In driving transactions, simplicity matters a lot. And amid eBay’s Innovate Developer Conference 2011 this week, the company alerted the world to the latest way its PayPal division is doing just that online.
PayPal Access, the name of the new feature, is essentially Facebook Connect for consumers shopping online. To put it another way, PayPal Access serves as a consumer’s identity authentication and log-in service for e-commerce sites, and interestingly enough, does not require users to pay via PayPal. The goal of the new service is to reduce friction when consumers checkout online, so everyone buys more things.

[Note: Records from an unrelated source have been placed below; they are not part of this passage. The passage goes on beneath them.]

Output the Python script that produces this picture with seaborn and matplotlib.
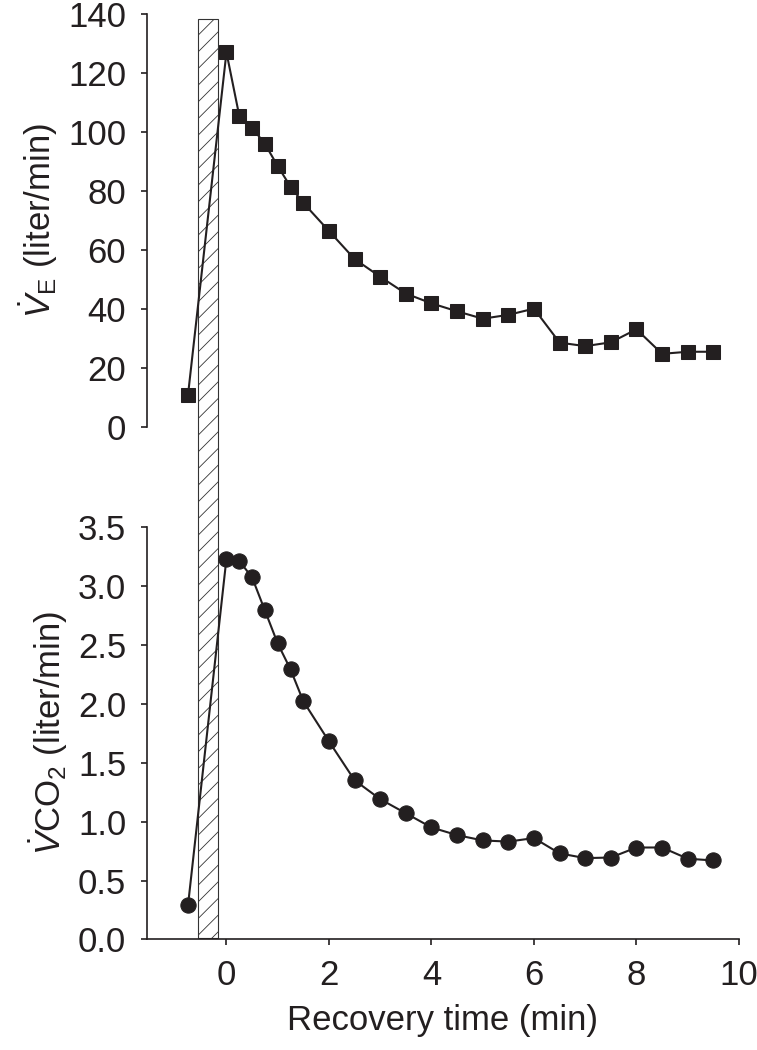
import numpy as np
import pandas as pd
import seaborn as sns
import matplotlib.pyplot as plt
import matplotlib.transforms as mtransforms
from matplotlib.patches import Rectangle

# recovery times (min); first point is the pre-exercise baseline
time_min = [-0.75, 0, 0.25, 0.5, 0.75, 1.0, 1.25, 1.5, 2, 2.5, 3, 3.5, 4, 4.5,
            5, 5.5, 6, 6.5, 7, 7.5, 8, 8.5, 9, 9.5]
ve = [11, 127, 105.5, 101.5, 96, 88.5, 81.5, 76, 66.5, 57, 51, 45.3, 42, 39.3,
      36.8, 38.1, 40.2, 28.7, 27.5, 28.8, 33.2, 24.9, 25.6, 25.6]
vco2 = [0.29, 3.23, 3.21, 3.07, 2.79, 2.51, 2.29, 2.02, 1.68, 1.35, 1.19, 1.07,
        0.95, 0.885, 0.84, 0.83, 0.86, 0.73, 0.69, 0.695, 0.78, 0.78, 0.685, 0.67]
exercise_bout = [-0.55, -0.16]  # hatched bar (start, end)

ve_ticks = [0, 20, 40, 60, 80, 100, 120, 140]
vco2_ticks = [0.0, 0.5, 1.0, 1.5, 2.0, 2.5, 3.0, 3.5]
x_ticks = [0, 2, 4, 6, 8, 10]

df = pd.DataFrame({"time": time_min, "ve": ve, "vco2": vco2})

sns.set_style("ticks")
plt.rcParams["font.family"] = ["Liberation Sans", "DejaVu Sans"]
plt.rcParams["mathtext.fontset"] = "custom"
plt.rcParams["mathtext.rm"] = "Liberation Sans"
plt.rcParams["mathtext.it"] = "Liberation Sans:italic"
plt.rcParams["hatch.linewidth"] = 0.6

ink = "#231f20"
fs = 25

fig = plt.figure(figsize=(7.57, 10.5), dpi=100)
ax_top = fig.add_axes([0.1942, 0.5930, 0.7820, 0.3937])
ax_bot = fig.add_axes([0.1942, 0.10524, 0.7820, 0.39314], sharex=ax_top)

sns.lineplot(data=df, x="time", y="ve", ax=ax_top, color=ink, lw=1.5,
             marker="s", markersize=10, markeredgecolor=ink, clip_on=False)
sns.lineplot(data=df, x="time", y="vco2", ax=ax_bot, color=ink, lw=1.5,
             marker="o", markersize=11, markeredgecolor=ink, clip_on=False)

for ax in (ax_top, ax_bot):
    ax.patch.set_alpha(0)
    for s in ["top", "right"]:
        ax.spines[s].set_visible(False)
    for s in ["left", "bottom"]:
        ax.spines[s].set_linewidth(1.2)
        ax.spines[s].set_color(ink)
    ax.tick_params(direction="out", length=4, width=1.2, color=ink,
                   labelsize=fs, pad=11, labelcolor=ink)

ax_top.spines["bottom"].set_visible(False)
ax_top.tick_params(axis="x", bottom=False, labelbottom=False)
ax_top.set_ylim(0, 140)
ax_top.set_yticks(ve_ticks)
ax_top.set_xlabel("")
ax_top.set_ylabel(r"$\dot{V}_\mathrm{E}$ (liter/min)", fontsize=fs, color=ink, labelpad=6)

ax_bot.tick_params(axis="x", pad=10)
ax_bot.set_xlim(-1.55, 10)
ax_bot.set_ylim(0, 3.5)
ax_bot.set_xticks(x_ticks)
ax_bot.set_yticks(vco2_ticks)
ax_bot.set_yticklabels([f"{v:.1f}" for v in vco2_ticks])
ax_bot.set_xlabel("Recovery time (min)", fontsize=fs, color=ink, labelpad=9)
ax_bot.set_ylabel(r"$\dot{V}\mathrm{CO}_2$ (liter/min)", fontsize=fs, color=ink, labelpad=6)

# hatched exercise bar spanning both panels
trans = mtransforms.blended_transform_factory(ax_bot.transData, fig.transFigure)
rect = Rectangle((exercise_bout[0], 0.1070), exercise_bout[1] - exercise_bout[0],
                 0.9819 - 0.1070, transform=trans, facecolor="white",
                 edgecolor="#333333", hatch="//", lw=0.8, zorder=-1)
fig.add_artist(rect)

fig.savefig("out.png", dpi=100)
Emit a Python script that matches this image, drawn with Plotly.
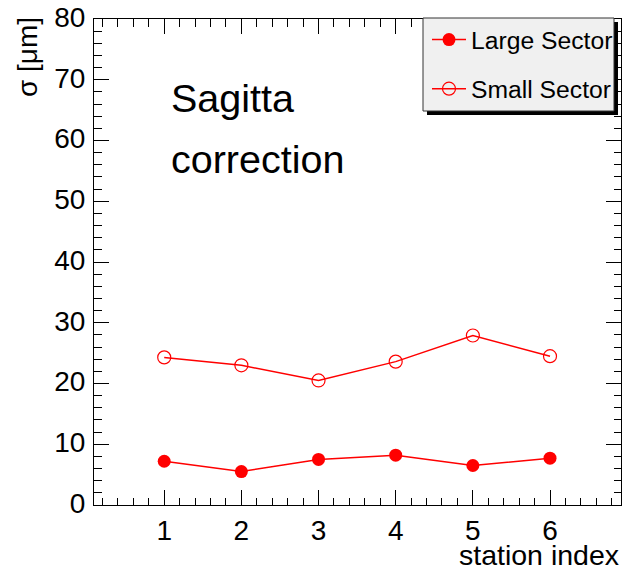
import plotly.graph_objects as go

stations = [1, 2, 3, 4, 5, 6]
large_sector = [7.2, 5.5, 7.5, 8.2, 6.5, 7.7]
small_sector = [24.3, 23.0, 20.5, 23.6, 27.9, 24.5]

FONT = "Liberation Sans, Arial, Helvetica, sans-serif"
OFF = 8  # default page body margin in the browser
W, H = 631 - OFF, 568 - OFF
# target plot frame in page pixels: x 94..621, y 19..505
ML, MR, MT, MB = 94 - OFF, 631 - 621, 19 - OFF, 568 - 505
PW, PH = W - ML - MR, H - MT - MB

def px_x(p):
    return (p - OFF - ML) / PW

def px_y(p):
    return (H - MB - (p - OFF)) / PH

fig = go.Figure()
fig.add_trace(go.Scatter(
    x=stations, y=large_sector, mode="lines+markers", name="Large Sector",
    legendgroup="a",
    line=dict(color="#ff0000", width=1.5),
    marker=dict(symbol="circle", size=13, color="#ff0000"),
))
fig.add_trace(go.Scatter(
    x=stations, y=small_sector, mode="lines+markers", name="Small Sector",
    legendgroup="b",
    line=dict(color="#ff0000", width=1.5),
    marker=dict(symbol="circle-open", size=13, color="#ff0000", line=dict(width=1.2)),
))

axis_common = dict(
    showline=True, linecolor="black", linewidth=1, mirror="ticks",
    ticks="inside", ticklen=15, tickcolor="black", tickwidth=1,
    showgrid=False, zeroline=False, automargin=False,
    ticklabeloverflow="allow",
    tickfont=dict(family=FONT, size=28, color="black"),
)

fig.update_xaxes(
    range=[0.09, 6.92], tickmode="linear", tick0=0, dtick=1,
    minor=dict(ticks="inside", ticklen=7.5, dtick=0.2, tick0=0, tickcolor="black", showgrid=False),
    **axis_common,
)
fig.update_yaxes(
    range=[0, 80], tickmode="linear", tick0=0, dtick=10,
    ticklabelshift=-2, ticklabelstandoff=2,
    minor=dict(ticks="inside", ticklen=7.5, dtick=2, tick0=0, tickcolor="black", showgrid=False),
    **axis_common,
)

# legend shadow and box
fig.add_shape(type="rect", xref="paper", yref="paper",
              x0=px_x(427), x1=px_x(618), y0=px_y(115), y1=px_y(22),
              fillcolor="black", line=dict(width=0), layer="above")
fig.add_shape(type="rect", xref="paper", yref="paper",
              x0=px_x(423), x1=px_x(614), y0=px_y(111), y1=px_y(18),
              fillcolor="#f0f0f0", line=dict(width=1, color="#333333"), layer="above")

fig.update_layout(
    width=W, height=H,
    margin=dict(l=ML, r=MR, t=MT, b=MB, autoexpand=False),
    paper_bgcolor="white", plot_bgcolor="white",
    showlegend=True,
    legend=dict(
        x=px_x(427), y=px_y(17), xanchor="left", yanchor="top",
        bgcolor="rgba(0,0,0,0)", borderwidth=0,
        font=dict(family=FONT, size=24.7, color="black"),
        tracegroupgap=14, itemwidth=34,
    ),
    annotations=[
        dict(text="Sagitta", xref="paper", yref="paper", x=px_x(169), y=px_y(122),
             xanchor="left", yanchor="bottom", showarrow=False,
             font=dict(family=FONT, size=39.5, color="black")),
        dict(text="correction", xref="paper", yref="paper", x=px_x(169), y=px_y(183),
             xanchor="left", yanchor="bottom", showarrow=False,
             font=dict(family=FONT, size=39.5, color="black")),
        dict(text="station index", xref="paper", yref="paper", x=px_x(621), y=px_y(573),
             xanchor="right", yanchor="bottom", showarrow=False,
             font=dict(family=FONT, size=28.5, color="black")),
        dict(text="σ [μm]", xref="paper", yref="paper", x=px_x(27), y=px_y(15),
             xanchor="center", yanchor="top", showarrow=False, textangle=-90,
             font=dict(family=FONT, size=28, color="black")),
    ],
)

fig.write_html("out.html")
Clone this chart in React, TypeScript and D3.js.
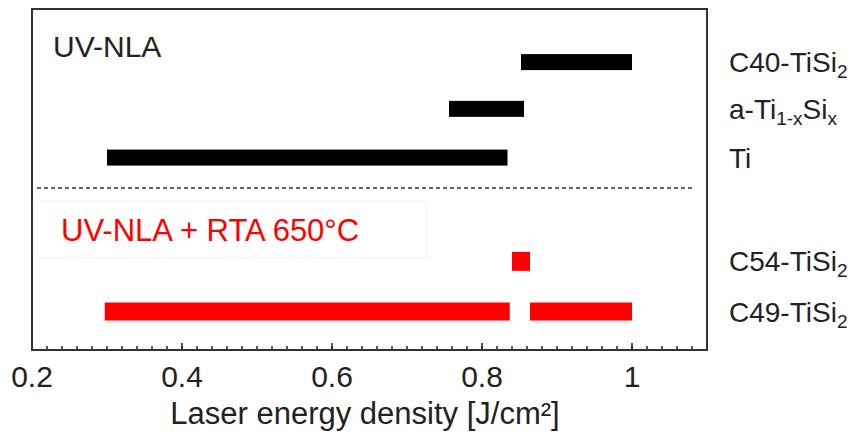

The advantage for consumers using PayPal Access is saving them time from the hassles of re-entering info like their shipping addresses and passwords. And with fewer steps and clicks required to complete a transaction on an e-commerce site, PayPal says fewer cases of shopping abandonment will occur. That’s good for the merchant. We suspect it also means more transaction fees for PayPal, too. Though consumers aren’t required to pay with their PayPal accounts, it seems highly likely they’d be more inclined to do so. Becoming a consumer’s commerce identity, which is PayPal Access’s aim, could also mean becoming his online default payment. That’s huge. It also means PayPal would own a lot of data that the retailer would historically own. Because of such, PayPal will have the hurdle of convincing retailers why they should use them, rather than their own registration systems.
PayPal Access is only one initiative of eBay’s new X.commerce open platform, a suite of e-commerce services that wants to redefine commerce’s future.
Separately, PayPal announced a number of new relationships this week, including a partnership with NCR and SI that lets people make PayPal P2P payments from ATMs. PayPal has also announced a partnership with mobile banking technology provider mFoundry.